One way to think about this: every climb has an angle and a rate of altitude gain. The angle is determined by excess thrust beyond what is needed for level flight. The rate of altitude gain is determined by excess power beyond what is needed for level flight. So, max excess thrust gives the biggest angle and max excess power gives the highest rate.
Recall the drag vs speed curve of an airplane in flight. Induced drag is high at low speeds, low at high speeds. Parasitic drag is the opposite. The speed having least total drag is the point where they are equal. This is usually much slower than you would normally fly. In my 172, it’s about 60 knots. This is also the speed at which you can glide the longest distance: called Vldmax. Now, knowing that Vx is the speed at which you have the most excess thrust, and drag is what saps your thrust, you might expect Vx to equal the speed of minimum drag. It’s close to that, but always slower. Why? Because your engine makes more thrust at lower speeds, and the relationship is linear. As you slow down just a bit from Vldmax, total drag increases less than linearly, while thrust increases linearly. This means thrust increases more than drag, giving you more excess thrust.

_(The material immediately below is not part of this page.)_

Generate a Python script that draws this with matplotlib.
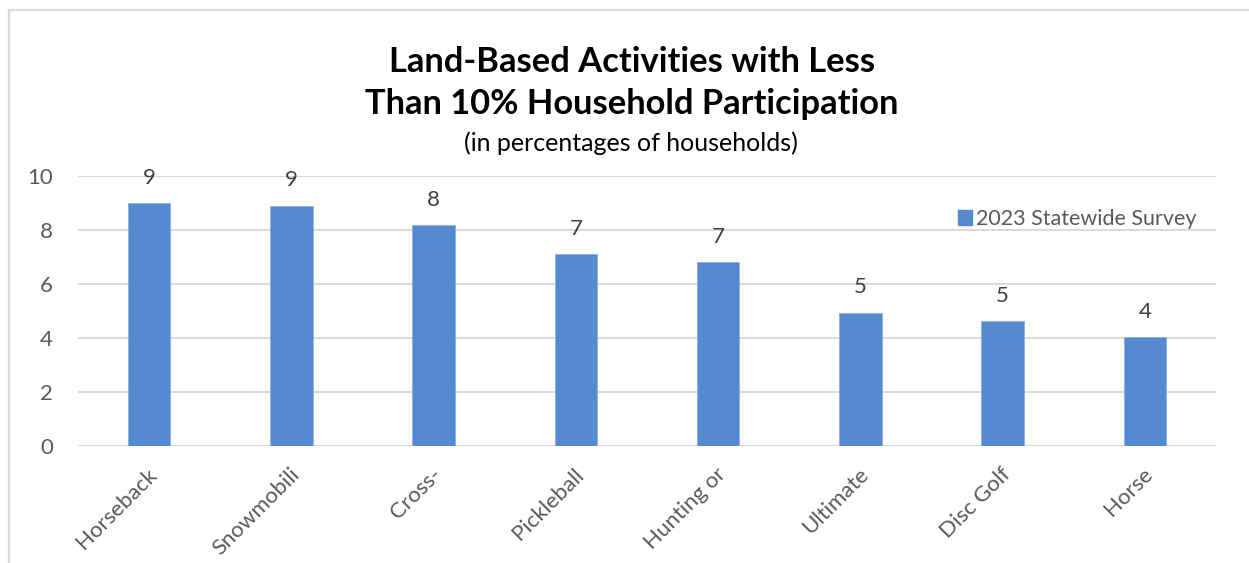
import matplotlib
matplotlib.use("Agg")
import matplotlib.pyplot as plt
import matplotlib.transforms as mtransforms
from matplotlib.lines import Line2D
from matplotlib.patches import Patch

# Activity names as they appear on the category axis
categories = ["Horseback", "Snowmobili", "Cross-", "Pickleball",
              "Hunting or", "Ultimate", "Disc Golf", "Horse"]
# Share of households taking part (percent)
participation = [8.98, 8.89, 8.17, 7.09, 6.79, 4.93, 4.62, 4.03]
series_name = "2023 Statewide Survey"
y_ticks = [0, 2, 4, 6, 8, 10]

title_lines = ["Land-Based Activities with Less",
               "Than 10% Household Participation"]
subtitle = "(in percentages of households)"

W, H, DPI = 1249, 563, 100
BAR = "#5589d0"
GRID = "#d9d9d9"
TICK = "#595959"
LABEL = "#404040"
FONT = "Lato"

plt.rcParams["font.family"] = [FONT, "DejaVu Sans"]

fig = plt.figure(figsize=(W / DPI, H / DPI), dpi=DPI)
fig.patch.set_facecolor("white")

def fx(px):
    return px / W

def fy(py):
    return 1 - py / H

# chart frame (top and left edges visible)
fig.add_artist(Line2D([fx(8.5), 1.01], [fy(10), fy(10)], color=GRID, lw=1.6))
fig.add_artist(Line2D([fx(8.5), fx(8.5)], [-0.01, fy(10)], color=GRID, lw=1.6))

ax_left, ax_right = 78, 1216
ax_top, ax_bottom = 175.7, 445.7
ax = fig.add_axes([fx(ax_left), fy(ax_bottom),
                   fx(ax_right - ax_left), (ax_bottom - ax_top) / H])

x = list(range(len(categories)))
bars = ax.bar(x, participation, width=0.30, color=BAR, edgecolor="#8fb2e3",
              linewidth=0.6, zorder=3, label=series_name)

ax.set_xlim(-0.5, len(categories) - 0.5)
ax.set_ylim(0, 10)
ax.set_yticks(y_ticks)
ax.set_yticklabels([str(t) for t in y_ticks])
ax.grid(axis="y", color=GRID, lw=1.4, zorder=0)
for s in ax.spines.values():
    s.set_visible(False)
ax.tick_params(axis="y", length=0, pad=18, labelsize=16, labelcolor=TICK)
ax.tick_params(axis="x", length=0, pad=2, labelsize=16, labelcolor=TICK)

ax.set_xticks(x)
ax.set_xticklabels(categories, rotation=45, rotation_mode="anchor",
                   ha="right", va="center")
shift = mtransforms.ScaledTranslation(5 / DPI, -23 / DPI, fig.dpi_scale_trans)
for lbl in ax.get_xticklabels():
    lbl.set_transform(lbl.get_transform() + shift)

# value labels above each bar
ax.bar_label(bars, labels=[f"{v:.0f}" for v in participation],
             padding=11, fontsize=16, color=LABEL)

# titles
fig.text(fx(632), fy(62), title_lines[0], ha="center", va="center",
         fontsize=24.8, fontweight="bold", color="black")
fig.text(fx(632), fy(104), title_lines[1], ha="center", va="center",
         fontsize=24.8, fontweight="bold", color="black")
fig.text(fx(631), fy(143), subtitle, ha="center", va="center",
         fontsize=18, color="black")

handle = Patch(facecolor=BAR, edgecolor=BAR)
ax.legend([handle], [series_name], loc="center left",
          bbox_to_anchor=(fx(958), fy(219)), bbox_transform=fig.transFigure,
          frameon=False, fontsize=15.5, labelcolor=TICK, borderpad=0,
          borderaxespad=0, handlelength=0.65, handleheight=0.65,
          handletextpad=0.2)

fig.savefig("out.png", dpi=DPI, facecolor="white")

Now consider Vy, the speed where you have the most excess power. This is more complex than Vx because it depends on efficiency. First let’s derive the airspeed of minimum power. It is always slower than the airspeed of minimum drag. Let’s start from that speed – Vldmax – and find out why. Suppose it takes power P to fly at Vldmax. How much power would it take to fly just a bit slower? Flying slower, the drag increases a little – but less than linear – so our speed dropped more than our drag increased. Drag = Thrust and Power is Thrust * Speed, and we just saw that speed decreased more than thrust increased, which means their product, power, is smaller. Thus the airspeed requiring minimum power is slower than the airspeed of minimum drag. However, if we continue slowing down, drag will soon increase rapidly requiring more power – not less!

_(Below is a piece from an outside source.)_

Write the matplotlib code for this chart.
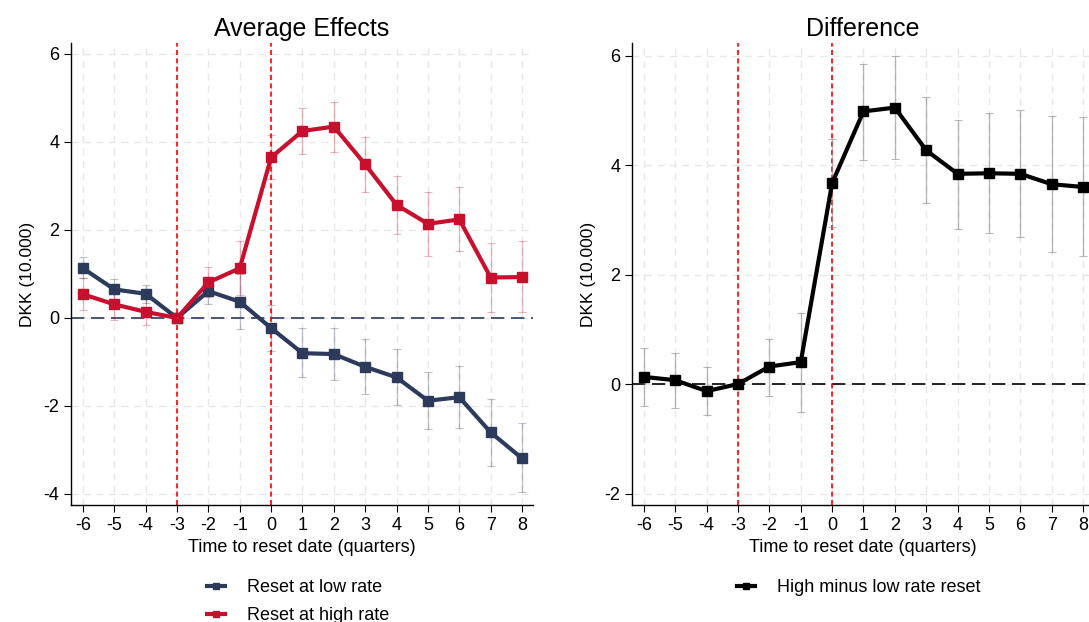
import matplotlib
matplotlib.use("Agg")
import matplotlib.pyplot as plt
import numpy as np

plt.rcParams['font.family'] = ['Liberation Sans', 'DejaVu Sans']

quarters = [-6, -5, -4, -3, -2, -1, 0, 1, 2, 3, 4, 5, 6, 7, 8]

low_rate = [1.13, 0.65, 0.55, 0.0, 0.61, 0.37, -0.23, -0.80, -0.82, -1.11, -1.35, -1.88, -1.80, -2.60, -3.19]
low_lo = [0.90, 0.42, 0.34, 0.0, 0.32, -0.26, -0.75, -1.35, -1.41, -1.73, -1.98, -2.52, -2.49, -3.36, -3.96]
low_hi = [1.38, 0.88, 0.74, 0.0, 0.90, 1.00, 0.30, -0.23, -0.22, -0.48, -0.71, -1.23, -1.10, -1.84, -2.39]

high_rate = [0.54, 0.31, 0.14, 0.0, 0.81, 1.13, 3.65, 4.25, 4.35, 3.49, 2.57, 2.14, 2.24, 0.92, 0.93]
high_lo = [0.18, -0.05, -0.17, 0.0, 0.48, 0.52, 3.17, 3.73, 3.77, 2.86, 1.92, 1.40, 1.52, 0.13, 0.14]
high_hi = [0.92, 0.67, 0.45, 0.0, 1.15, 1.75, 4.15, 4.78, 4.92, 4.11, 3.23, 2.86, 2.97, 1.70, 1.74]

diff = [0.13, 0.07, -0.13, 0.0, 0.32, 0.40, 3.67, 4.98, 5.05, 4.27, 3.84, 3.85, 3.84, 3.65, 3.60]
diff_lo = [-0.40, -0.43, -0.57, 0.0, -0.21, -0.52, 2.86, 4.10, 4.12, 3.30, 2.84, 2.76, 2.68, 2.41, 2.34]
diff_hi = [0.66, 0.56, 0.32, 0.0, 0.83, 1.30, 4.47, 5.85, 6.00, 5.24, 4.83, 4.95, 5.01, 4.89, 4.87]

event_lines = [-3, 0]

NAVY = '#2c3a5c'
RED = '#c8102e'

fig = plt.figure(figsize=(10.89, 6.22), dpi=100)
axL = fig.add_axes([71/1089, 1-505/622, 462/1089, 462/622])
axR = fig.add_axes([632/1089, 1-505/622, 462/1089, 462/622])

def style(ax, yticks, ylim, zero_color):
    ax.set_xlim(-6.38, 8.35)
    ax.set_ylim(*ylim)
    ax.set_xticks(quarters)
    ax.set_xticklabels([str(q) for q in quarters])
    ax.set_yticks(yticks)
    ax.set_yticklabels([str(t) for t in yticks])
    for s in ['top', 'right']:
        ax.spines[s].set_visible(False)
    for s in ['left', 'bottom']:
        ax.spines[s].set_linewidth(1.0)
        ax.spines[s].set_color('black')
    ax.tick_params(axis='both', labelsize=13, length=5, width=0.8, direction='out')
    for q in quarters:
        ax.axvline(q, color='#e8e8e8', lw=1.0, dashes=(5, 4), zorder=0)
    for t in yticks:
        ax.axhline(t, color='#e8e8e8', lw=1.0, dashes=(5, 4), zorder=0)
    ax.axhline(0, color=zero_color, lw=1.2, dashes=(8, 4), zorder=1)
    for v in event_lines:
        ax.axvline(v, color='#ff0000', lw=1.2, dashes=(3, 2), zorder=2)
    ax.set_xlabel('Time to reset date (quarters)', fontsize=13, labelpad=4)
    ax.set_ylabel('DKK (10.000)', fontsize=12.5, labelpad=6)

style(axL, [-4, -2, 0, 2, 4, 6], (-4.25, 6.25), NAVY)
style(axR, [-2, 0, 2, 4, 6], (-2.21, 6.23), 'black')

x = np.array(quarters)

def series(ax, y, lo, hi, color, ecolor, label):
    y = np.array(y); lo = np.array(lo); hi = np.array(hi)
    ax.errorbar(x, y, yerr=[y - lo, hi - y], fmt='none', ecolor=ecolor, elinewidth=1.0,
                capsize=3, capthick=0.8, zorder=3)
    h, = ax.plot(x, y, color=color, lw=3, marker='s', markersize=7, zorder=4, label=label,
                 solid_joinstyle='miter')
    return h

h1 = series(axL, low_rate, low_lo, low_hi, NAVY, (0.17, 0.23, 0.36, 0.3), 'Reset at low rate')
h2 = series(axL, high_rate, high_lo, high_hi, RED, (0.78, 0.06, 0.18, 0.3), 'Reset at high rate')
h3 = series(axR, diff, diff_lo, diff_hi, 'black', (0.55, 0.55, 0.55, 0.6), 'High minus low rate reset')

axL.set_title('Average Effects', fontsize=18, pad=5)
axR.set_title('Difference', fontsize=18, pad=5)

fig.legend(handles=[h1, h2], loc='upper left', bbox_to_anchor=(200/1089, 1-572/622),
           frameon=False, fontsize=13, handlelength=1.0, handletextpad=1.2,
           labelspacing=0.6, markerscale=0.6, borderaxespad=0)
fig.legend(handles=[h3], loc='upper left', bbox_to_anchor=(730/1089, 1-572/622),
           frameon=False, fontsize=13, handlelength=1.0, handletextpad=1.2,
           markerscale=0.6, borderaxespad=0)

fig.savefig('out.png', dpi=100)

Here is where propeller efficiency enters the picture. If power output is constant, then the speed of maximum excess power is equal to the speed of minimum power required for flight. That would be slower than Vldmax, yet we know Vy is higher than Vldmax! But in reality, power output is not constant because engine power output and propeller efficiency are not constant. Let’s take these separately.
Engine power output: as you speed up from Vldmax, engine power output increases. That is: higher airspeed reduces the angle of attack of the propeller blades. This enables the engine to rev higher at the same throttle setting, which means the same torque at higher RPM, which is more power.
Prop efficiency: at Vldmax, you have poor propeller efficiency. If you speed up, your propeller becomes more efficient.
As you speed up from Vldmax these two factors combine: engine power and propeller efficiency both increase.